[start]

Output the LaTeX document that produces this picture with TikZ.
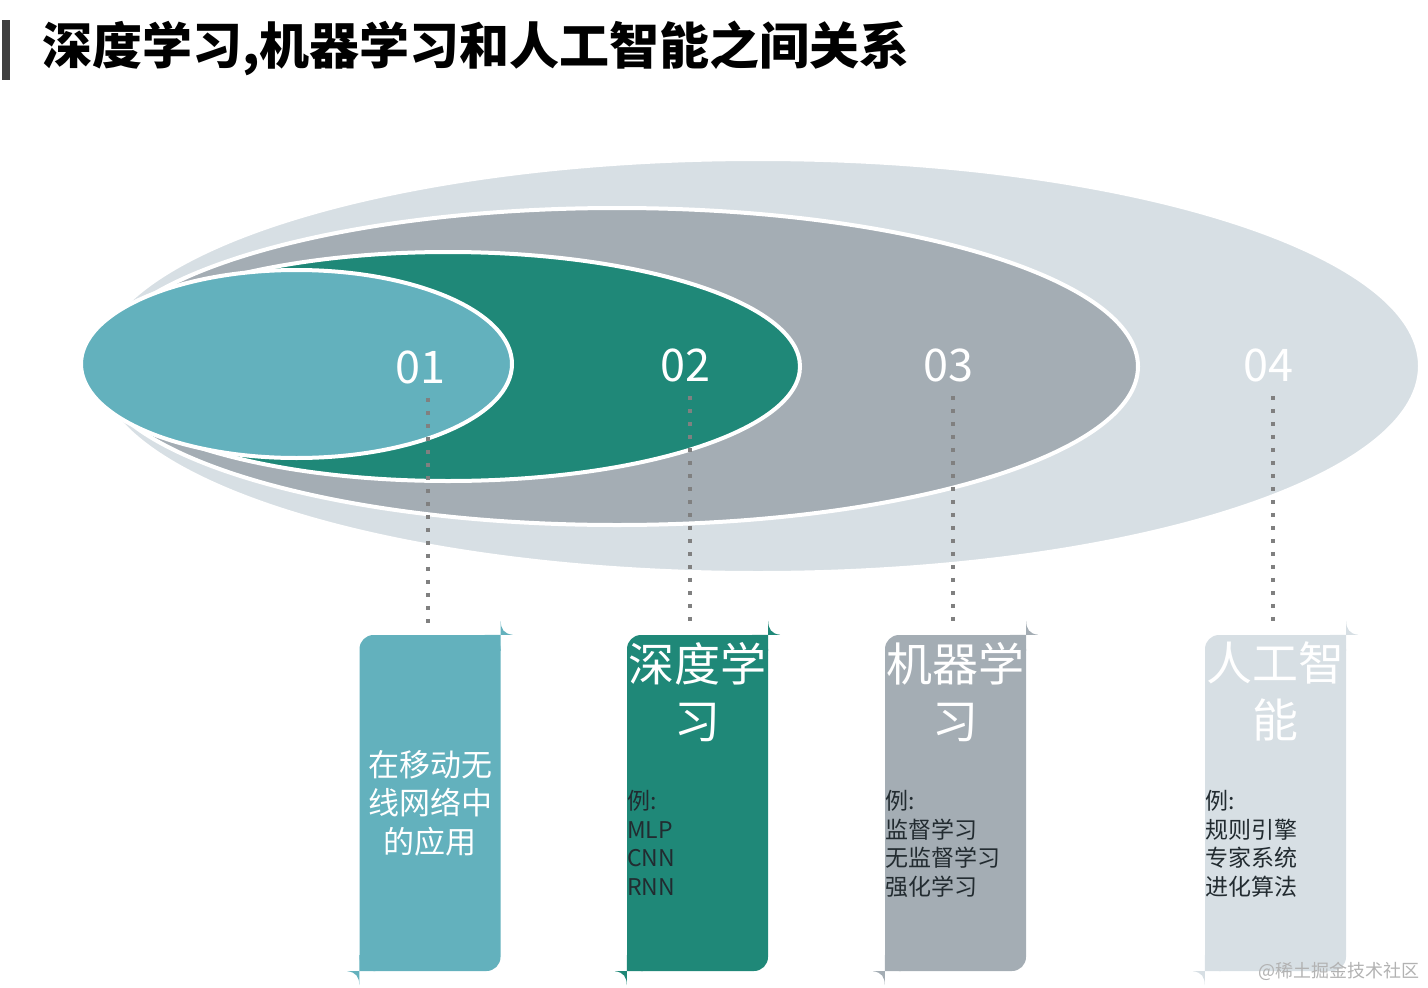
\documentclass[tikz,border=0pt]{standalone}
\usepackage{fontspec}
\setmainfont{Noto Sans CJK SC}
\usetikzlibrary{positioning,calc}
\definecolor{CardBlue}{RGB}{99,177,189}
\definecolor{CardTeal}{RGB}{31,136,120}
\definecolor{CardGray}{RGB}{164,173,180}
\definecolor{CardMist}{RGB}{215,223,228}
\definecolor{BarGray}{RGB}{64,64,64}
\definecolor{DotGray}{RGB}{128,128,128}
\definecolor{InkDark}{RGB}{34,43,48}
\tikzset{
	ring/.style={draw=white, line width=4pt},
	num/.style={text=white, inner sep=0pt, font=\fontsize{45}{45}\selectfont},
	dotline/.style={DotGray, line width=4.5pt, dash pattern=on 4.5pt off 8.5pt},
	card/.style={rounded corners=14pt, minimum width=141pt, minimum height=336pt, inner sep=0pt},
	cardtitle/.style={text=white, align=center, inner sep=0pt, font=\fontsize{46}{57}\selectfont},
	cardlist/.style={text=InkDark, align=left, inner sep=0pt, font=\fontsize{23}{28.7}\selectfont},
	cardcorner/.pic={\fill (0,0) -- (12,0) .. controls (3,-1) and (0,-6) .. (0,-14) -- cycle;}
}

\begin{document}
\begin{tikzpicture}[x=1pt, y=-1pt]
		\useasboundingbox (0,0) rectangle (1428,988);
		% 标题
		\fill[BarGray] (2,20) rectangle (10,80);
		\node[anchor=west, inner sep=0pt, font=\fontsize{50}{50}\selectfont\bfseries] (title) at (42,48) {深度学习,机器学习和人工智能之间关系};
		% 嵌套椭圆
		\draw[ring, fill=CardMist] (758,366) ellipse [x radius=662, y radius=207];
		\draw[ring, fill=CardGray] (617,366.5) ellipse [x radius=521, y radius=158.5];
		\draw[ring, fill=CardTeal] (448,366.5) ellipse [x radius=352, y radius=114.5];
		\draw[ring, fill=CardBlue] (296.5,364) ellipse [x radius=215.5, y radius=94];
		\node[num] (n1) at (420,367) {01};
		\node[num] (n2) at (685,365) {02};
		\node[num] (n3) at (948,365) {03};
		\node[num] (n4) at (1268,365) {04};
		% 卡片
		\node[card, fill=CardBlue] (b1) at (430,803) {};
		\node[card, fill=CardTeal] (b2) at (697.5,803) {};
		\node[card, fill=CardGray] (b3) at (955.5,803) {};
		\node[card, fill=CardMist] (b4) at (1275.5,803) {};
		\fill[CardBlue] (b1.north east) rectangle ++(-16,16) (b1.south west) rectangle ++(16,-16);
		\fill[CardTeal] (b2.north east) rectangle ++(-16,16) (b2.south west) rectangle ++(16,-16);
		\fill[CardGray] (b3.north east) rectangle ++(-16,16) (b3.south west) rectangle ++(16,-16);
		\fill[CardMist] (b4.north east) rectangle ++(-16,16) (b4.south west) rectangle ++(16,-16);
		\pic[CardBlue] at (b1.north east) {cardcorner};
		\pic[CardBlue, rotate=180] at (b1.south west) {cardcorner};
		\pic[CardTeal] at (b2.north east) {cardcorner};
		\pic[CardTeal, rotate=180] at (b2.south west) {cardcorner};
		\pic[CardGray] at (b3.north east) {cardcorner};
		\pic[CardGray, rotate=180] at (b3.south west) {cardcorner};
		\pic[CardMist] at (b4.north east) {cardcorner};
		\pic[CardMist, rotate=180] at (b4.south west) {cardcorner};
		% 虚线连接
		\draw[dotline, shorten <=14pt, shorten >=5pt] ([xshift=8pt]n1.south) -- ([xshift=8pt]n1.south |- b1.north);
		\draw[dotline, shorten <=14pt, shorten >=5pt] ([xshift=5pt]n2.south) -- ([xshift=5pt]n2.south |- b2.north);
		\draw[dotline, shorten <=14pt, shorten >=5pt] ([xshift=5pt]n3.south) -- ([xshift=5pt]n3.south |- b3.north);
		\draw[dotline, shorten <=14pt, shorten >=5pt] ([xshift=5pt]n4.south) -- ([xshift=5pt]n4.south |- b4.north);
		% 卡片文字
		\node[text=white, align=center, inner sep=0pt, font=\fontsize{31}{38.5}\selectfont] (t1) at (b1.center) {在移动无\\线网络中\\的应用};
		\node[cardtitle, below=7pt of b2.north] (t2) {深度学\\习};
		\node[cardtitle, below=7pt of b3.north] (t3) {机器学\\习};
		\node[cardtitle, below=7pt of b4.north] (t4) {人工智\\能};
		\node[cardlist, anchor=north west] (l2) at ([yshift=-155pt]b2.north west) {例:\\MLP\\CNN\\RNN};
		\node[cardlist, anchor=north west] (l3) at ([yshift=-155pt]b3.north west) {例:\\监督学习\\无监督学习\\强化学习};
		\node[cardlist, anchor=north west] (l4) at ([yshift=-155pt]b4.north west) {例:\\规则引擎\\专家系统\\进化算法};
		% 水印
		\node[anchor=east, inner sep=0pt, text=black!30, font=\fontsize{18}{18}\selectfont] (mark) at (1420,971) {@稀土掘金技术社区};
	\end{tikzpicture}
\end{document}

[end]
[start]

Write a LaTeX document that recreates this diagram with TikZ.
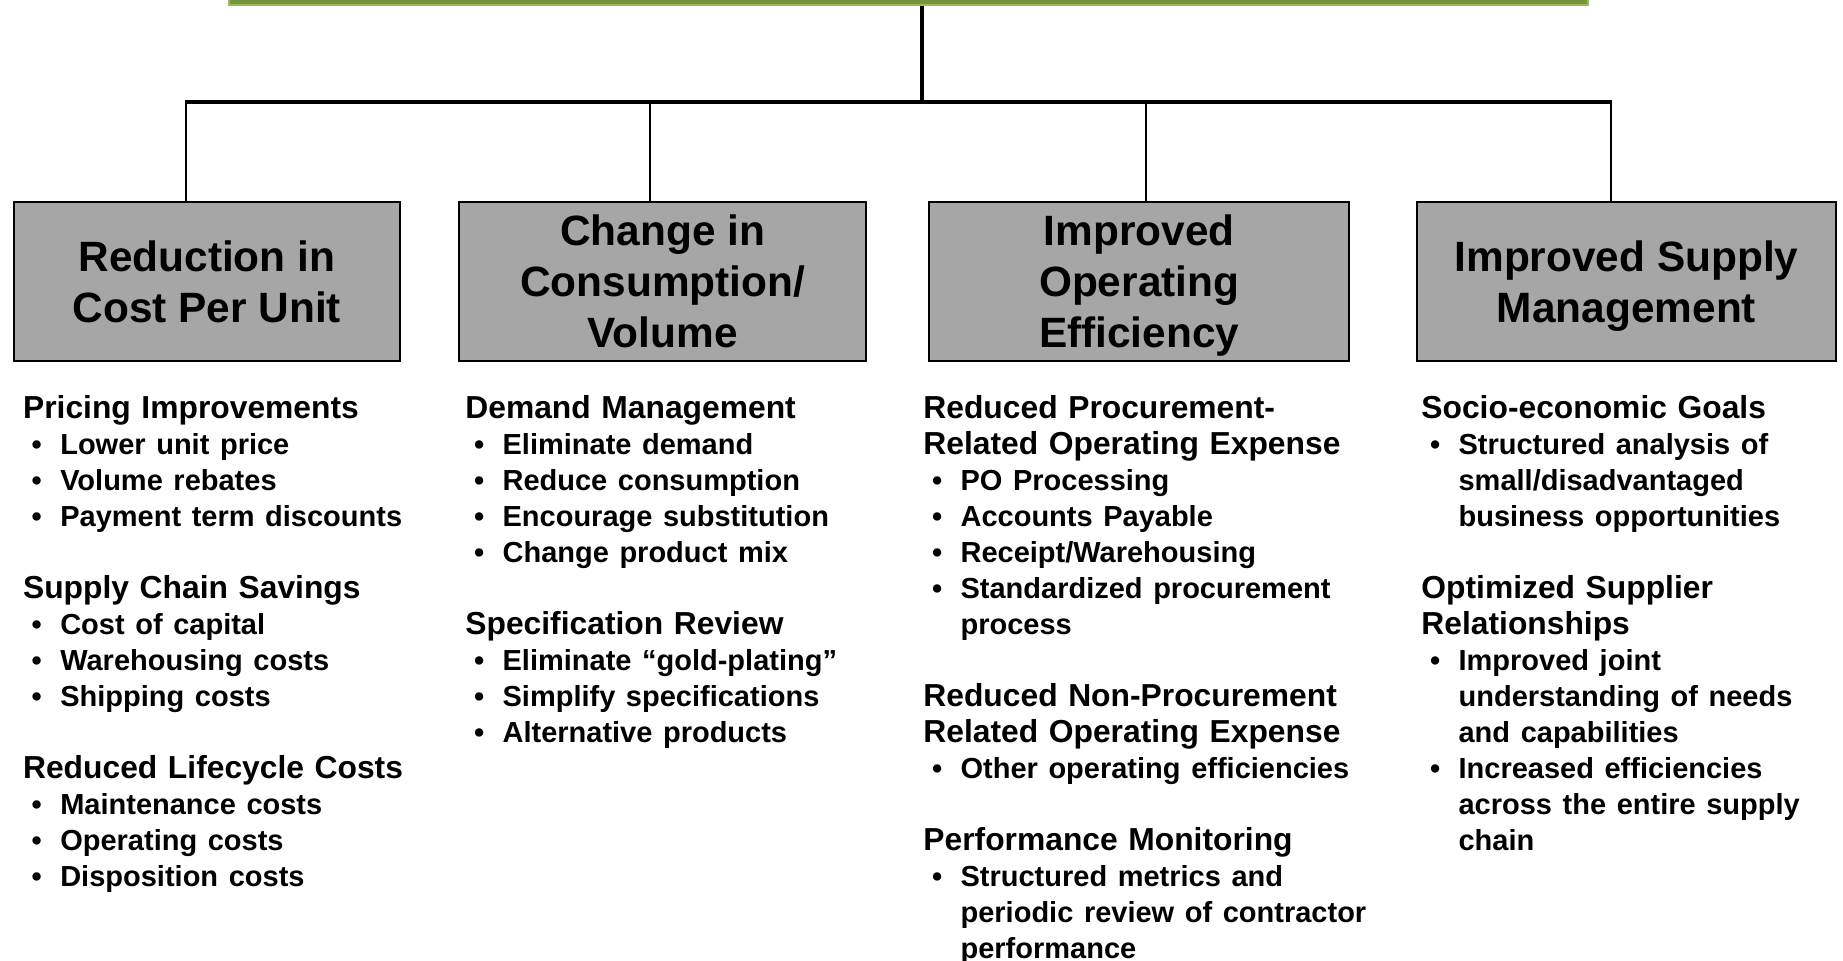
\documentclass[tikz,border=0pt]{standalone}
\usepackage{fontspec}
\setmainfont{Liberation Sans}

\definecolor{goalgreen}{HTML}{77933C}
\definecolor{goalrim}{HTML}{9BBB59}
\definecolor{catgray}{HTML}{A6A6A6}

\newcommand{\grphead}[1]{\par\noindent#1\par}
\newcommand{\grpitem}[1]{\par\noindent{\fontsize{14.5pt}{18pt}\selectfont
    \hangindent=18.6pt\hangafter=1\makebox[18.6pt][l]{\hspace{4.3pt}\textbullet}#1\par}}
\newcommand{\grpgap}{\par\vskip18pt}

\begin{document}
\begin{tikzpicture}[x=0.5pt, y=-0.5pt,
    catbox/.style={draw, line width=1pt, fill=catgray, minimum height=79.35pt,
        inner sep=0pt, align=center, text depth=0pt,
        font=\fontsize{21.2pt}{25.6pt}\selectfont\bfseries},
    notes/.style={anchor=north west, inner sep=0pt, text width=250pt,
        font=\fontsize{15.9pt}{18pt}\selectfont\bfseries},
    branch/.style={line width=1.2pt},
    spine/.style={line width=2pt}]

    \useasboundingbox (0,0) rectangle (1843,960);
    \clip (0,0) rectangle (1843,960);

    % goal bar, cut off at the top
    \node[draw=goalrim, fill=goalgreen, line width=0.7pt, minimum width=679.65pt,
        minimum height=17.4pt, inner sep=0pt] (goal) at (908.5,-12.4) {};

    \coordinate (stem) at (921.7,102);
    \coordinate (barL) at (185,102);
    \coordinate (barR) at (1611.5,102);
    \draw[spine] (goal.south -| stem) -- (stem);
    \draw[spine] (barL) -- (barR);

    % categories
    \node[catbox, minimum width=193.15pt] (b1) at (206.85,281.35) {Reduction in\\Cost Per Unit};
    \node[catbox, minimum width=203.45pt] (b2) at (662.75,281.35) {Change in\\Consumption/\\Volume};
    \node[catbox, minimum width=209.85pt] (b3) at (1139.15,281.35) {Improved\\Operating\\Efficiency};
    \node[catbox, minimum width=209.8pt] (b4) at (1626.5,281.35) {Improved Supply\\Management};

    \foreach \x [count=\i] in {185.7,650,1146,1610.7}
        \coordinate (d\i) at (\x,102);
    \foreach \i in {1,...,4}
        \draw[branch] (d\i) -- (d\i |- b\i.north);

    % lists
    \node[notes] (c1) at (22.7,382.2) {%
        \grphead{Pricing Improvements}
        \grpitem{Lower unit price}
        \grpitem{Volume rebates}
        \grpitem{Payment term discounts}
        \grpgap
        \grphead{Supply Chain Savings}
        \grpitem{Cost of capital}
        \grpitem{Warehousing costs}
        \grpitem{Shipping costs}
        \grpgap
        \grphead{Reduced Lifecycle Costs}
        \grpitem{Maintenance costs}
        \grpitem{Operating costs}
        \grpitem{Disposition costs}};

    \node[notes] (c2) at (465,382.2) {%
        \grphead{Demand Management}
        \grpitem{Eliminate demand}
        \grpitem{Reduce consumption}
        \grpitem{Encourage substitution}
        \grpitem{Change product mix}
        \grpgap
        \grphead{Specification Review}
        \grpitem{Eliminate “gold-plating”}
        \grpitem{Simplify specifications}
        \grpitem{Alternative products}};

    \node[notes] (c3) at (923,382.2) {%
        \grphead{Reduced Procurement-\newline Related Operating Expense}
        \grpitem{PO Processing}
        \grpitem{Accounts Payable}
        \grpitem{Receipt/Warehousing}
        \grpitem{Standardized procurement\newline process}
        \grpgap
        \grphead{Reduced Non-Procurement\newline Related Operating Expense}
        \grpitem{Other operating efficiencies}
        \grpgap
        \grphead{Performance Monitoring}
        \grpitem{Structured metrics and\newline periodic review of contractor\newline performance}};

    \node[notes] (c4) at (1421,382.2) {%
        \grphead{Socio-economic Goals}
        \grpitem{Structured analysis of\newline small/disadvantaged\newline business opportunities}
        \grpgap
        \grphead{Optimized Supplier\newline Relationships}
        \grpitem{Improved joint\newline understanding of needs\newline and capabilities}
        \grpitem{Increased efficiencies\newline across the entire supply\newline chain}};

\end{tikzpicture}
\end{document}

[end]

- **Task brief**
Write out, exactly and with nothing added, everything from the line with "Write a LaTeX" down to the line with "(barL) -- (barR);", both included. Drop any pictures.

- **Exercise output**
Write a LaTeX document that recreates this diagram with TikZ.
\documentclass[tikz,border=0pt]{standalone}
\usepackage{fontspec}
\setmainfont{Liberation Sans}

\definecolor{goalgreen}{HTML}{77933C}
\definecolor{goalrim}{HTML}{9BBB59}
\definecolor{catgray}{HTML}{A6A6A6}

\newcommand{\grphead}[1]{\par\noindent#1\par}
\newcommand{\grpitem}[1]{\par\noindent{\fontsize{14.5pt}{18pt}\selectfont
    \hangindent=18.6pt\hangafter=1\makebox[18.6pt][l]{\hspace{4.3pt}\textbullet}#1\par}}
\newcommand{\grpgap}{\par\vskip18pt}

\begin{document}
\begin{tikzpicture}[x=0.5pt, y=-0.5pt,
    catbox/.style={draw, line width=1pt, fill=catgray, minimum height=79.35pt,
        inner sep=0pt, align=center, text depth=0pt,
        font=\fontsize{21.2pt}{25.6pt}\selectfont\bfseries},
    notes/.style={anchor=north west, inner sep=0pt, text width=250pt,
        font=\fontsize{15.9pt}{18pt}\selectfont\bfseries},
    branch/.style={line width=1.2pt},
    spine/.style={line width=2pt}]

    \useasboundingbox (0,0) rectangle (1843,960);
    \clip (0,0) rectangle (1843,960);

    % goal bar, cut off at the top
    \node[draw=goalrim, fill=goalgreen, line width=0.7pt, minimum width=679.65pt,
        minimum height=17.4pt, inner sep=0pt] (goal) at (908.5,-12.4) {};

    \coordinate (stem) at (921.7,102);
    \coordinate (barL) at (185,102);
    \coordinate (barR) at (1611.5,102);
    \draw[spine] (goal.south -| stem) -- (stem);
    \draw[spine] (barL) -- (barR);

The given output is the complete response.